Task instructions
Give the material once more, word for word, without any images.

Material

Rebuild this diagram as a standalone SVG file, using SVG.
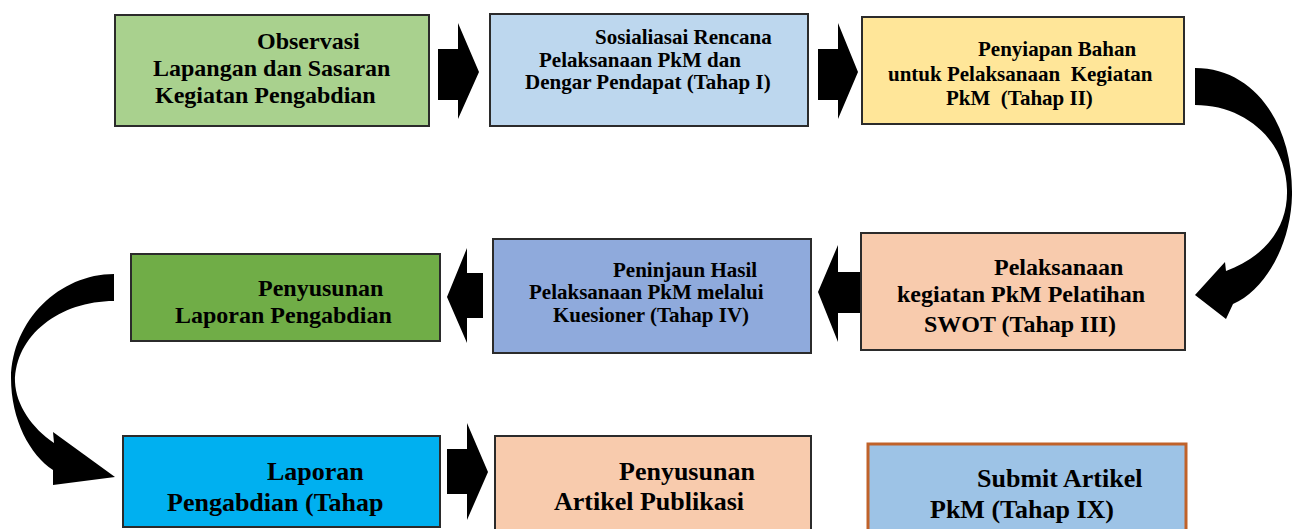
<svg xmlns="http://www.w3.org/2000/svg" width="1295" height="529" viewBox="0 0 1295 529">
<style>
.box{stroke:#2b2b2b;stroke-width:2}
.t{font-family:"Liberation Serif","Times New Roman",serif;font-weight:bold;fill:#000}
.s21{font-size:21px}
.s24{font-size:24px}
.s26{font-size:26px}
.arr{fill:#000}
</style>
<rect width="1295" height="529" fill="#fff"/>
<g id="connectors">
<polygon class="arr" points="438,49 458,49 458,23 479,72 458,119 458,100 438,100"/>
<polygon class="arr" points="818,49 838,49 838,23 858,72 838,119 838,100 818,100"/>
<polygon class="arr" points="860,272 838,272 838,245 818,292 838,342 838,313 860,313"/>
<polygon class="arr" points="483,273 467,273 467,248 447,297 467,343 467,318 483,318"/>
<polygon class="arr" points="447,449 467,449 467,423 488,472 467,520 467,494 447,494"/>
<path class="arr" d="M1195,68 C1255,68 1293,125 1292,195 C1291,245 1265,290 1233,304 L1226,319 L1195,295 L1225,262 L1226,271 C1262,258 1288,230 1287,190 C1286,140 1245,105 1195,105 Z"/>
<path class="arr" d="M114,274 C60,274 12,320 11,378 C11,420 30,455 53,470 L53,485 L115,477 L53,432 L54,443 C32,428 16,405 15,382 C15,335 60,301 114,301 Z"/>
</g>
<g id="n1">
<rect class="box" x="115" y="15" width="314" height="111" fill="#a9d18e"/>
<text class="t s24" x="257" y="49">Observasi</text>
<text class="t s24" x="153" y="76">Lapangan dan Sasaran</text>
<text class="t s24" x="155" y="103">Kegiatan Pengabdian</text>
</g>
<g id="n2">
<rect class="box" x="490" y="14" width="318" height="112" fill="#bdd7ee"/>
<text class="t s21" x="595" y="44">Sosialiasai Rencana</text>
<text class="t s21" x="539" y="67">Pelaksanaan PkM dan</text>
<text class="t s21" x="525" y="89">Dengar Pendapat (Tahap I)</text>
</g>
<g id="n3">
<rect class="box" x="862" y="17" width="322" height="107" fill="#ffe699"/>
<text class="t s21" x="978" y="56">Penyiapan Bahan</text>
<text class="t s21" x="888" y="81" xml:space="preserve">untuk Pelaksanaan  Kegiatan</text>
<text class="t s21" x="946" y="105" xml:space="preserve">PkM  (Tahap II)</text>
</g>
<g id="n4">
<rect class="box" x="861" y="233" width="324" height="117" fill="#f8cbad"/>
<text class="t s24" x="994" y="275">Pelaksanaan</text>
<text class="t s24" x="897" y="302">kegiatan PkM Pelatihan</text>
<text class="t s24" x="924" y="332">SWOT (Tahap III)</text>
</g>
<g id="n5">
<rect class="box" x="493" y="239" width="318" height="114" fill="#8faadc"/>
<text class="t s21" x="613" y="277">Peninjaun Hasil</text>
<text class="t s21" x="529" y="299">Pelaksanaan PkM melalui</text>
<text class="t s21" x="553" y="322">Kuesioner (Tahap IV)</text>
</g>
<g id="n6">
<rect class="box" x="131" y="254" width="309" height="87" fill="#70ad47"/>
<text class="t s24" x="258" y="296">Penyusunan</text>
<text class="t s24" x="175" y="323">Laporan Pengabdian</text>
</g>
<g id="n7">
<rect class="box" x="123" y="436" width="317" height="91" fill="#00b0f0"/>
<text class="t s26" x="267" y="480">Laporan</text>
<text class="t s26" x="167" y="511">Pengabdian (Tahap</text>
</g>
<g id="n8">
<rect class="box" x="495" y="436" width="316" height="100" fill="#f8cbad"/>
<text class="t s26" x="619" y="480">Penyusunan</text>
<text class="t s26" x="554" y="510">Artikel Publikasi</text>
</g>
<g id="n9">
<rect x="868" y="444" width="318" height="95" fill="#9dc3e6" stroke="#c0622a" stroke-width="3"/>
<text class="t s26" x="977" y="487">Submit Artikel</text>
<text class="t s26" x="930" y="518">PkM (Tahap IX)</text>
</g>
</svg>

Written response
Rebuild this diagram as a standalone SVG file, using SVG.
<svg xmlns="http://www.w3.org/2000/svg" width="1295" height="529" viewBox="0 0 1295 529">
<style>
.box{stroke:#2b2b2b;stroke-width:2}
.t{font-family:"Liberation Serif","Times New Roman",serif;font-weight:bold;fill:#000}
.s21{font-size:21px}
.s24{font-size:24px}
.s26{font-size:26px}
.arr{fill:#000}
</style>
<rect width="1295" height="529" fill="#fff"/>
<g id="connectors">
<polygon class="arr" points="438,49 458,49 458,23 479,72 458,119 458,100 438,100"/>
<polygon class="arr" points="818,49 838,49 838,23 858,72 838,119 838,100 818,100"/>
<polygon class="arr" points="860,272 838,272 838,245 818,292 838,342 838,313 860,313"/>
<polygon class="arr" points="483,273 467,273 467,248 447,297 467,343 467,318 483,318"/>
<polygon class="arr" points="447,449 467,449 467,423 488,472 467,520 467,494 447,494"/>
<path class="arr" d="M1195,68 C1255,68 1293,125 1292,195 C1291,245 1265,290 1233,304 L1226,319 L1195,295 L1225,262 L1226,271 C1262,258 1288,230 1287,190 C1286,140 1245,105 1195,105 Z"/>
<path class="arr" d="M114,274 C60,274 12,320 11,378 C11,420 30,455 53,470 L53,485 L115,477 L53,432 L54,443 C32,428 16,405 15,382 C15,335 60,301 114,301 Z"/>
</g>
<g id="n1">
<rect class="box" x="115" y="15" width="314" height="111" fill="#a9d18e"/>
<text class="t s24" x="257" y="49">Observasi</text>
<text class="t s24" x="153" y="76">Lapangan dan Sasaran</text>
<text class="t s24" x="155" y="103">Kegiatan Pengabdian</text>
</g>
<g id="n2">
<rect class="box" x="490" y="14" width="318" height="112" fill="#bdd7ee"/>
<text class="t s21" x="595" y="44">Sosialiasai Rencana</text>
<text class="t s21" x="539" y="67">Pelaksanaan PkM dan</text>
<text class="t s21" x="525" y="89">Dengar Pendapat (Tahap I)</text>
</g>
<g id="n3">
<rect class="box" x="862" y="17" width="322" height="107" fill="#ffe699"/>
<text class="t s21" x="978" y="56">Penyiapan Bahan</text>
<text class="t s21" x="888" y="81" xml:space="preserve">untuk Pelaksanaan  Kegiatan</text>
<text class="t s21" x="946" y="105" xml:space="preserve">PkM  (Tahap II)</text>
</g>
<g id="n4">
<rect class="box" x="861" y="233" width="324" height="117" fill="#f8cbad"/>
<text class="t s24" x="994" y="275">Pelaksanaan</text>
<text class="t s24" x="897" y="302">kegiatan PkM Pelatihan</text>
<text class="t s24" x="924" y="332">SWOT (Tahap III)</text>
</g>
<g id="n5">
<rect class="box" x="493" y="239" width="318" height="114" fill="#8faadc"/>
<text class="t s21" x="613" y="277">Peninjaun Hasil</text>
<text class="t s21" x="529" y="299">Pelaksanaan PkM melalui</text>
<text class="t s21" x="553" y="322">Kuesioner (Tahap IV)</text>
</g>
<g id="n6">
<rect class="box" x="131" y="254" width="309" height="87" fill="#70ad47"/>
<text class="t s24" x="258" y="296">Penyusunan</text>
<text class="t s24" x="175" y="323">Laporan Pengabdian</text>
</g>
<g id="n7">
<rect class="box" x="123" y="436" width="317" height="91" fill="#00b0f0"/>
<text class="t s26" x="267" y="480">Laporan</text>
<text class="t s26" x="167" y="511">Pengabdian (Tahap</text>
</g>
<g id="n8">
<rect class="box" x="495" y="436" width="316" height="100" fill="#f8cbad"/>
<text class="t s26" x="619" y="480">Penyusunan</text>
<text class="t s26" x="554" y="510">Artikel Publikasi</text>
</g>
<g id="n9">
<rect x="868" y="444" width="318" height="95" fill="#9dc3e6" stroke="#c0622a" stroke-width="3"/>
<text class="t s26" x="977" y="487">Submit Artikel</text>
<text class="t s26" x="930" y="518">PkM (Tahap IX)</text>
</g>
</svg>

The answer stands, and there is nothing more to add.